* Provided records:
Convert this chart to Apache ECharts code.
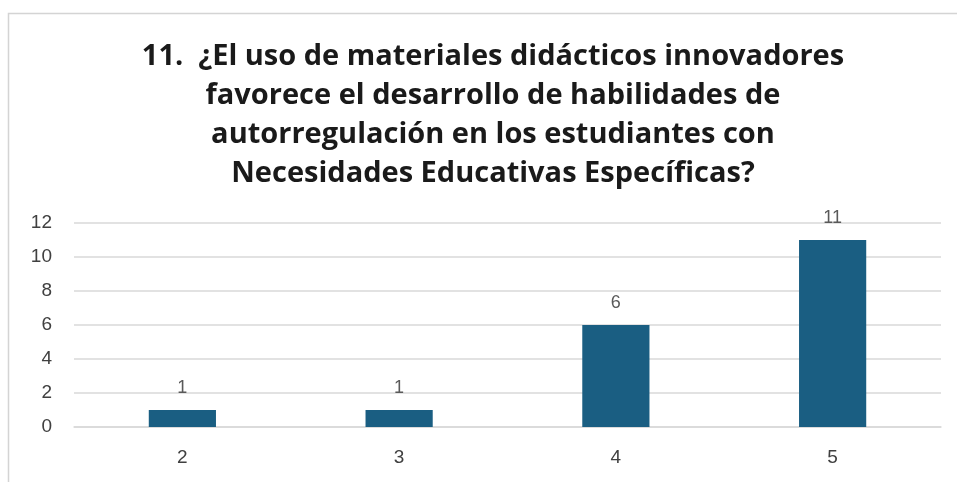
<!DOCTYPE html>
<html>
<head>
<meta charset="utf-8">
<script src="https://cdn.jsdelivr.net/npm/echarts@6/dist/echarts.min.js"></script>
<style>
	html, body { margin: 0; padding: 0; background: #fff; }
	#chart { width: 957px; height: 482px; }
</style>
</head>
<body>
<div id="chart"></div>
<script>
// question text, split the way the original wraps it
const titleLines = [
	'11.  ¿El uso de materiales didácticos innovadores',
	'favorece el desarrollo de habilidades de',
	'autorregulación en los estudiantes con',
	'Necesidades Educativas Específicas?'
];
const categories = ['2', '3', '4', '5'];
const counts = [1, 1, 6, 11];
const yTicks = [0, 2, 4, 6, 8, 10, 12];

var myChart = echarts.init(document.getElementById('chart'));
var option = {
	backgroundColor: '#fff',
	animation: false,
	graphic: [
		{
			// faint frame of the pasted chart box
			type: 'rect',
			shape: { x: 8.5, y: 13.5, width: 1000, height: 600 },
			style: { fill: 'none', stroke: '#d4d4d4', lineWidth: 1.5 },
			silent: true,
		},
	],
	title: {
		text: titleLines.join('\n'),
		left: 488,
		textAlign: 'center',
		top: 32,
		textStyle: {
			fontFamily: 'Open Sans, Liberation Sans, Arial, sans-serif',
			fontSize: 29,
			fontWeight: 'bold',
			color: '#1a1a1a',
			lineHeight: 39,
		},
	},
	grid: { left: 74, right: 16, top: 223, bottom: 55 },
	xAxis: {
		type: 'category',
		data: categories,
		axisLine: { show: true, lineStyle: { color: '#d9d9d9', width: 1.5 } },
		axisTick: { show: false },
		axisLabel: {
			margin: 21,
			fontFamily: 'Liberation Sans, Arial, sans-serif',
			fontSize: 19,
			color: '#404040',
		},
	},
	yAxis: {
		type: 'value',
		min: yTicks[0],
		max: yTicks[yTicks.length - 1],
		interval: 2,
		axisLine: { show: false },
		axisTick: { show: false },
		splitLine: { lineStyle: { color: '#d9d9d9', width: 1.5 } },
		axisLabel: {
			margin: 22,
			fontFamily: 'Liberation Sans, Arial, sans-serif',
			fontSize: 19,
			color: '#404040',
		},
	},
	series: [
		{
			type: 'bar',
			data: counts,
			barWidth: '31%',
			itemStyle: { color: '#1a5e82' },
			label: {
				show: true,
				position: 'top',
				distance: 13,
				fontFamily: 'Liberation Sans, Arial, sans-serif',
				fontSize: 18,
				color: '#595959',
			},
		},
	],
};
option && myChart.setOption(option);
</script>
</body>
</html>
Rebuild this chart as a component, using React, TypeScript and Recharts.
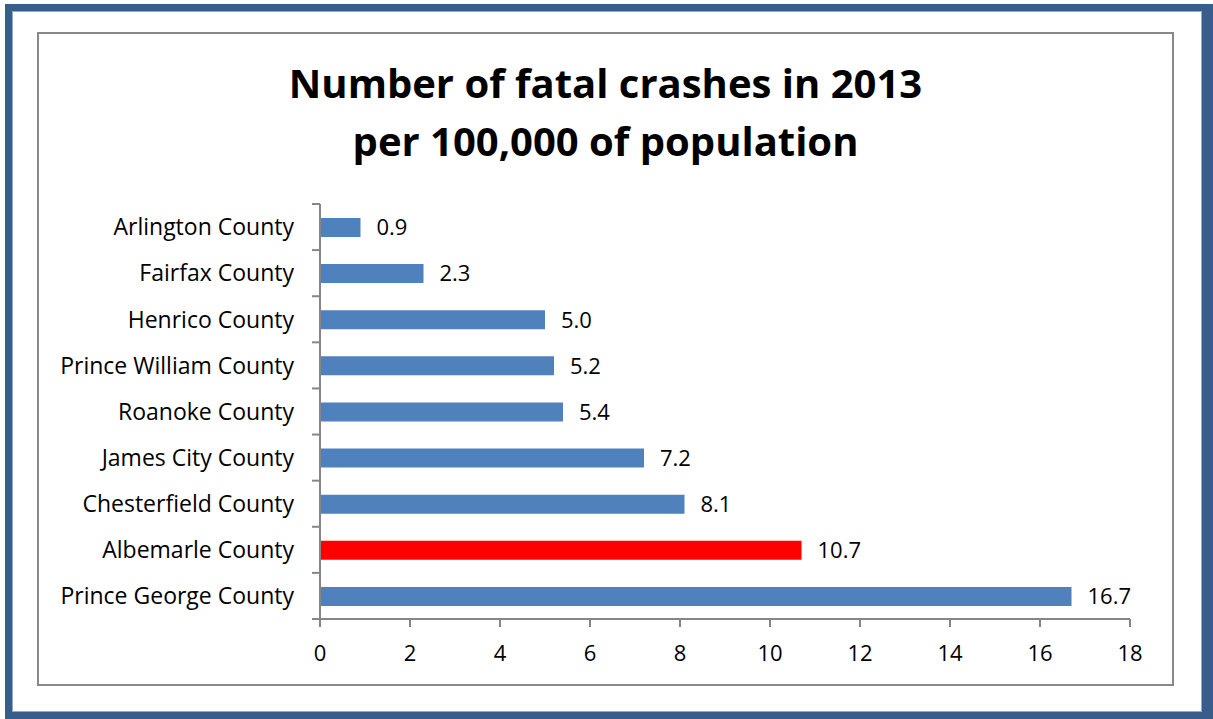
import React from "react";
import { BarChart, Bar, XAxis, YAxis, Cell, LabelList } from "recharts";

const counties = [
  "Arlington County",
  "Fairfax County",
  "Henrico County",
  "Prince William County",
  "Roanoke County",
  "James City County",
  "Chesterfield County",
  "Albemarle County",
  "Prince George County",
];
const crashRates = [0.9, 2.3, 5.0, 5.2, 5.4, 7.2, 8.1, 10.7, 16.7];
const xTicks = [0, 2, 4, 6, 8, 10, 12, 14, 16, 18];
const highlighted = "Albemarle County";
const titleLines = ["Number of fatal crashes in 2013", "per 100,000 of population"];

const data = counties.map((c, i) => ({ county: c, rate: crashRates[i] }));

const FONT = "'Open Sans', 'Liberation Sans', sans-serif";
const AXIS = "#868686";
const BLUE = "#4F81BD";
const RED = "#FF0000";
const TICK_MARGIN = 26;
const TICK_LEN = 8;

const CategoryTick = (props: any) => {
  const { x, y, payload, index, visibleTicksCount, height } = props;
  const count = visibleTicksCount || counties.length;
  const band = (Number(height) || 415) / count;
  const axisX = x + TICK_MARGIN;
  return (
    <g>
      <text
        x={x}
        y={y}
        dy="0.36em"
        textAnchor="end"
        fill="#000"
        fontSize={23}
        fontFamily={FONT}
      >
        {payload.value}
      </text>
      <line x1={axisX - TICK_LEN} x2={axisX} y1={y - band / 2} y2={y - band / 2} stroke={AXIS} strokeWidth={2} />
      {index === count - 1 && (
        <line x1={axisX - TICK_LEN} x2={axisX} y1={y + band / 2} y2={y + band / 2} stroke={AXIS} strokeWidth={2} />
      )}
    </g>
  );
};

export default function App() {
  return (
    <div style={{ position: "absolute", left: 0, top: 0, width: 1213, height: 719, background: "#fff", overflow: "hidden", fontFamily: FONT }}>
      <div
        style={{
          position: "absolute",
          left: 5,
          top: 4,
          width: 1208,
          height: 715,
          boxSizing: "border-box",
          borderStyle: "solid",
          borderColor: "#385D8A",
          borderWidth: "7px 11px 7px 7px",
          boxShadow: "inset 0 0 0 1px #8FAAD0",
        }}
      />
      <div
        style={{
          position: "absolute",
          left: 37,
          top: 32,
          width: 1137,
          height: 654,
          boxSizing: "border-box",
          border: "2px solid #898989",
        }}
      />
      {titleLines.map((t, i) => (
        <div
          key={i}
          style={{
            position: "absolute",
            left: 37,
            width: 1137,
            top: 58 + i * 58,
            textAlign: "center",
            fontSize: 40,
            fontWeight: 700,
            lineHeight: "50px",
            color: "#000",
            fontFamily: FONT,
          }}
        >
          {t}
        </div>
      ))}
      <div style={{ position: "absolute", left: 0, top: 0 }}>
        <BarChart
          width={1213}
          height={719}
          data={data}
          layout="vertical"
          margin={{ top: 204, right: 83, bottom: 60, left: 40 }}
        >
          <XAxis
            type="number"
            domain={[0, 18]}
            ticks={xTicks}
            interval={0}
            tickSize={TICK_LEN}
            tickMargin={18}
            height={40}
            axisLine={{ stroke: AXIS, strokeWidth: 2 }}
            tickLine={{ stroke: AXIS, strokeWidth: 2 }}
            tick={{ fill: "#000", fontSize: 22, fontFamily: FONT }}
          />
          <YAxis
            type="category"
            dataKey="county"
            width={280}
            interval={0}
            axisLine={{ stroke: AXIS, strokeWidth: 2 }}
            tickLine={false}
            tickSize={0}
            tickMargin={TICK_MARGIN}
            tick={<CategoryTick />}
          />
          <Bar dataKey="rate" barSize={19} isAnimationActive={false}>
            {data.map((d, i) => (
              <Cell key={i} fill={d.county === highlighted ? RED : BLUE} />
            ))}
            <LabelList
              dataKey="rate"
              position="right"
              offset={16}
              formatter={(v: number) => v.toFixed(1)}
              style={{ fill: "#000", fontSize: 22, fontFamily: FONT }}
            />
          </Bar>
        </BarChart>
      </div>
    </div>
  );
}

* Written task: Transcribe each line above verbatim, with the pictures left out.

* Result:
Convert this chart to Apache ECharts code.
<!DOCTYPE html>
<html>
<head>
<meta charset="utf-8">
<script src="https://cdn.jsdelivr.net/npm/echarts@6/dist/echarts.min.js"></script>
<style>
	html, body { margin: 0; padding: 0; background: #fff; }
	#chart { width: 957px; height: 482px; }
</style>
</head>
<body>
<div id="chart"></div>
<script>
// question text, split the way the original wraps it
const titleLines = [
	'11.  ¿El uso de materiales didácticos innovadores',
	'favorece el desarrollo de habilidades de',
	'autorregulación en los estudiantes con',
	'Necesidades Educativas Específicas?'
];
const categories = ['2', '3', '4', '5'];
const counts = [1, 1, 6, 11];
const yTicks = [0, 2, 4, 6, 8, 10, 12];

var myChart = echarts.init(document.getElementById('chart'));
var option = {
	backgroundColor: '#fff',
	animation: false,
	graphic: [
		{
			// faint frame of the pasted chart box
			type: 'rect',
			shape: { x: 8.5, y: 13.5, width: 1000, height: 600 },
			style: { fill: 'none', stroke: '#d4d4d4', lineWidth: 1.5 },
			silent: true,
		},
	],
	title: {
		text: titleLines.join('\n'),
		left: 488,
		textAlign: 'center',
		top: 32,
		textStyle: {
			fontFamily: 'Open Sans, Liberation Sans, Arial, sans-serif',
			fontSize: 29,
			fontWeight: 'bold',
			color: '#1a1a1a',
			lineHeight: 39,
		},
	},
	grid: { left: 74, right: 16, top: 223, bottom: 55 },
	xAxis: {
		type: 'category',
		data: categories,
		axisLine: { show: true, lineStyle: { color: '#d9d9d9', width: 1.5 } },
		axisTick: { show: false },
		axisLabel: {
			margin: 21,
			fontFamily: 'Liberation Sans, Arial, sans-serif',
			fontSize: 19,
			color: '#404040',
		},
	},
	yAxis: {
		type: 'value',
		min: yTicks[0],
		max: yTicks[yTicks.length - 1],
		interval: 2,
		axisLine: { show: false },
		axisTick: { show: false },
		splitLine: { lineStyle: { color: '#d9d9d9', width: 1.5 } },
		axisLabel: {
			margin: 22,
			fontFamily: 'Liberation Sans, Arial, sans-serif',
			fontSize: 19,
			color: '#404040',
		},
	},
	series: [
		{
			type: 'bar',
			data: counts,
			barWidth: '31%',
			itemStyle: { color: '#1a5e82' },
			label: {
				show: true,
				position: 'top',
				distance: 13,
				fontFamily: 'Liberation Sans, Arial, sans-serif',
				fontSize: 18,
				color: '#595959',
			},
		},
	],
};
option && myChart.setOption(option);
</script>
</body>
</html>
Rebuild this chart as a component, using React, TypeScript and Recharts.
import React from "react";
import { BarChart, Bar, XAxis, YAxis, Cell, LabelList } from "recharts";

const counties = [
  "Arlington County",
  "Fairfax County",
  "Henrico County",
  "Prince William County",
  "Roanoke County",
  "James City County",
  "Chesterfield County",
  "Albemarle County",
  "Prince George County",
];
const crashRates = [0.9, 2.3, 5.0, 5.2, 5.4, 7.2, 8.1, 10.7, 16.7];
const xTicks = [0, 2, 4, 6, 8, 10, 12, 14, 16, 18];
const highlighted = "Albemarle County";
const titleLines = ["Number of fatal crashes in 2013", "per 100,000 of population"];

const data = counties.map((c, i) => ({ county: c, rate: crashRates[i] }));

const FONT = "'Open Sans', 'Liberation Sans', sans-serif";
const AXIS = "#868686";
const BLUE = "#4F81BD";
const RED = "#FF0000";
const TICK_MARGIN = 26;
const TICK_LEN = 8;

const CategoryTick = (props: any) => {
  const { x, y, payload, index, visibleTicksCount, height } = props;
  const count = visibleTicksCount || counties.length;
  const band = (Number(height) || 415) / count;
  const axisX = x + TICK_MARGIN;
  return (
    <g>
      <text
        x={x}
        y={y}
        dy="0.36em"
        textAnchor="end"
        fill="#000"
        fontSize={23}
        fontFamily={FONT}
      >
        {payload.value}
      </text>
      <line x1={axisX - TICK_LEN} x2={axisX} y1={y - band / 2} y2={y - band / 2} stroke={AXIS} strokeWidth={2} />
      {index === count - 1 && (
        <line x1={axisX - TICK_LEN} x2={axisX} y1={y + band / 2} y2={y + band / 2} stroke={AXIS} strokeWidth={2} />
      )}
    </g>
  );
};

export default function App() {
  return (
    <div style={{ position: "absolute", left: 0, top: 0, width: 1213, height: 719, background: "#fff", overflow: "hidden", fontFamily: FONT }}>
      <div
        style={{
          position: "absolute",
          left: 5,
          top: 4,
          width: 1208,
          height: 715,
          boxSizing: "border-box",
          borderStyle: "solid",
          borderColor: "#385D8A",
          borderWidth: "7px 11px 7px 7px",
          boxShadow: "inset 0 0 0 1px #8FAAD0",
        }}
      />
      <div
        style={{
          position: "absolute",
          left: 37,
          top: 32,
          width: 1137,
          height: 654,
          boxSizing: "border-box",
          border: "2px solid #898989",
        }}
      />
      {titleLines.map((t, i) => (
        <div
          key={i}
          style={{
            position: "absolute",
            left: 37,
            width: 1137,
            top: 58 + i * 58,
            textAlign: "center",
            fontSize: 40,
            fontWeight: 700,
            lineHeight: "50px",
            color: "#000",
            fontFamily: FONT,
          }}
        >
          {t}
        </div>
      ))}
      <div style={{ position: "absolute", left: 0, top: 0 }}>
        <BarChart
          width={1213}
          height={719}
          data={data}
          layout="vertical"
          margin={{ top: 204, right: 83, bottom: 60, left: 40 }}
        >
          <XAxis
            type="number"
            domain={[0, 18]}
            ticks={xTicks}
            interval={0}
            tickSize={TICK_LEN}
            tickMargin={18}
            height={40}
            axisLine={{ stroke: AXIS, strokeWidth: 2 }}
            tickLine={{ stroke: AXIS, strokeWidth: 2 }}
            tick={{ fill: "#000", fontSize: 22, fontFamily: FONT }}
          />
          <YAxis
            type="category"
            dataKey="county"
            width={280}
            interval={0}
            axisLine={{ stroke: AXIS, strokeWidth: 2 }}
            tickLine={false}
            tickSize={0}
            tickMargin={TICK_MARGIN}
            tick={<CategoryTick />}
          />
          <Bar dataKey="rate" barSize={19} isAnimationActive={false}>
            {data.map((d, i) => (
              <Cell key={i} fill={d.county === highlighted ? RED : BLUE} />
            ))}
            <LabelList
              dataKey="rate"
              position="right"
              offset={16}
              formatter={(v: number) => v.toFixed(1)}
              style={{ fill: "#000", fontSize: 22, fontFamily: FONT }}
            />
          </Bar>
        </BarChart>
      </div>
    </div>
  );
}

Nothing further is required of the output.